Naked mole-rats are weird creatures. They’re a cold-blooded mammal (which is insanely rare), they have extremely low metabolism which allows them to live extremely long lives when compared to other rodents, and they don’t feel pain or hardly ever fall victim to cancer. Now, just when scientists thought they had the creepy things figured out, the mole-rats threw a curve ball that scientists are having a hard time believing: they basically turn into plants when oxygen levels are low.
Normally, when a mammal becomes starved of oxygen its brain begins to shut down, slowly suffocating and eventually dying. Naked mole-rats, in all their evolutionary wisdom, have a secondary system that allows them to survive when their oxygen runs out.

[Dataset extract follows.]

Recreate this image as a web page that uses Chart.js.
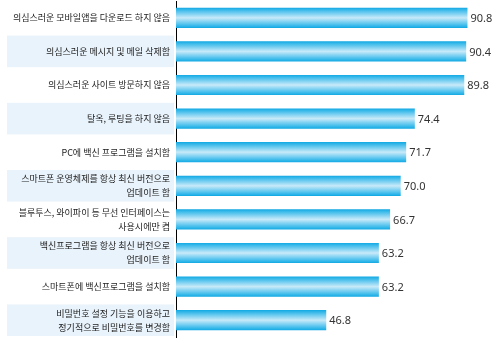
<!DOCTYPE html>
<html lang="ko">
<head>
<meta charset="utf-8">
<script src="https://cdn.jsdelivr.net/npm/chart.js@4/dist/chart.umd.min.js"></script>
<style>
  html, body { margin: 0; padding: 0; background: #fff; }
  #wrap { width: 500px; height: 343px; position: relative; }
</style>
</head>
<body>
<div id="wrap"><canvas id="securityChart"></canvas></div>
<script>
// 항목 (여러 줄 라벨은 배열로)
const categories = [
    '의심스러운 모바일앱을 다운로드 하지 않음',
    '의심스러운 메시지 및 메일 삭제함',
    '의심스러운 사이트 방문하지 않음',
    '탈옥, 루팅을 하지 않음',
    'PC에 백신 프로그램을 설치함',
    ['스마트폰 운영체제를 항상 최신 버전으로', '업데이트 함'],
    ['블루투스, 와이파이 등 무선 인터페이스는', '사용시에만 켬'],
    ['백신프로그램을 항상 최신 버전으로', '업데이트 함'],
    '스마트폰에 백신프로그램을 설치함',
    ['비밀번호 설정 기능을 이용하고', '정기적으로 비밀번호를 변경함']
];
const values = [90.8, 90.4, 89.8, 74.4, 71.7, 70.0, 66.7, 63.2, 63.2, 46.8];
const xRange = [0, 100];

// 막대마다 위아래가 진하고 가운데가 밝은 세로 그라데이션
function barGradient(ctx) {
    const chart = ctx.chart;
    const yScale = chart.scales.y;
    if (!yScale || ctx.dataIndex === undefined) return '#1ab0e6';
    const center = yScale.getPixelForValue(ctx.dataIndex);
    if (!isFinite(center)) return '#1ab0e6';
    const half = 10;
    const g = chart.ctx.createLinearGradient(0, center - half, 0, center + half);
    g.addColorStop(0, '#12a9e3');
    g.addColorStop(0.12, '#3dbbeb');
    g.addColorStop(0.5, '#c8eaf9');
    g.addColorStop(0.88, '#3dbbeb');
    g.addColorStop(1, '#12a9e3');
    return g;
}

// 짝수 행 라벨 뒤 연한 배경
const rowShading = {
    id: 'rowShading',
    beforeDraw(chart) {
        const { ctx, scales: { y } } = chart;
        const pitch = Math.abs(y.getPixelForValue(1) - y.getPixelForValue(0));
        ctx.save();
        ctx.fillStyle = '#e9f3fb';
        categories.forEach((c, i) => {
            if (i % 2 === 0) return;
            const cy = y.getPixelForValue(i);
            ctx.fillRect(7, cy - pitch / 2 + 1, 167, pitch - 2);
        });
        ctx.restore();
    }
};

// 막대 끝 값 표시
const valueLabels = {
    id: 'valueLabels',
    afterDatasetsDraw(chart) {
        const { ctx } = chart;
        const meta = chart.getDatasetMeta(0);
        ctx.save();
        ctx.font = '11px "Noto Sans", sans-serif';
        ctx.fillStyle = '#333';
        ctx.textAlign = 'left';
        ctx.textBaseline = 'middle';
        meta.data.forEach((bar, i) => {
            ctx.fillText(values[i].toFixed(1), bar.x + 3, bar.y + 1);
        });
        ctx.restore();
    }
};

new Chart(document.getElementById('securityChart'), {
    type: 'bar',
    data: {
        labels: categories,
        datasets: [{
            data: values,
            backgroundColor: barGradient,
            borderWidth: 0,
            barPercentage: 0.6,
            categoryPercentage: 1.0
        }]
    },
    options: {
        indexAxis: 'y',
        responsive: true,
        maintainAspectRatio: false,
        animation: false,
        layout: { padding: { top: 1, bottom: 6, right: 3, left: 0 } },
        plugins: {
            legend: { display: false },
            tooltip: { enabled: false }
        },
        scales: {
            x: {
                display: false,
                min: xRange[0],
                max: xRange[1]
            },
            y: {
                afterFit(scale) {
                    scale.width = 176;
                    // 첫/마지막 라벨 때문에 생기는 위아래 여백 제거
                    scale.paddingTop = 0;
                    scale.paddingBottom = 0;
                },
                grid: { display: false, drawTicks: false },
                border: { display: true, color: '#000', width: 1 },
                ticks: {
                    autoSkip: false,
                    padding: 6,
                    color: '#222',
                    font: { family: '"Noto Sans CJK KR", sans-serif', size: 9, lineHeight: 1.55 }
                }
            }
        }
    },
    plugins: [rowShading, valueLabels]
});
</script>
</body>
</html>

Scientists from all over the world, led by Thomas Park of the University of Illinois at Chicago, discovered that the mole-rat brain begins utilizing fructose for energy when oxygen is hard to find. Lack of oxygen essentially halts a mammal’s ability to produce glucose, which is a crucial part of keeping us going, but by switching to fructose like plants use, the mole-rats can keep kicking for hours and hours until they find a new source of oxygen.
That’s a particularly fantastic trait to have for an animal that spends a lot of time underground, and could fall victim to cave-ins and other situations where oxygen becomes scarce. Researchers now hope that the discovery could yield new, life-saving methods of dealing with health emergencies like heart attacks in which the human brain is oxygen starved.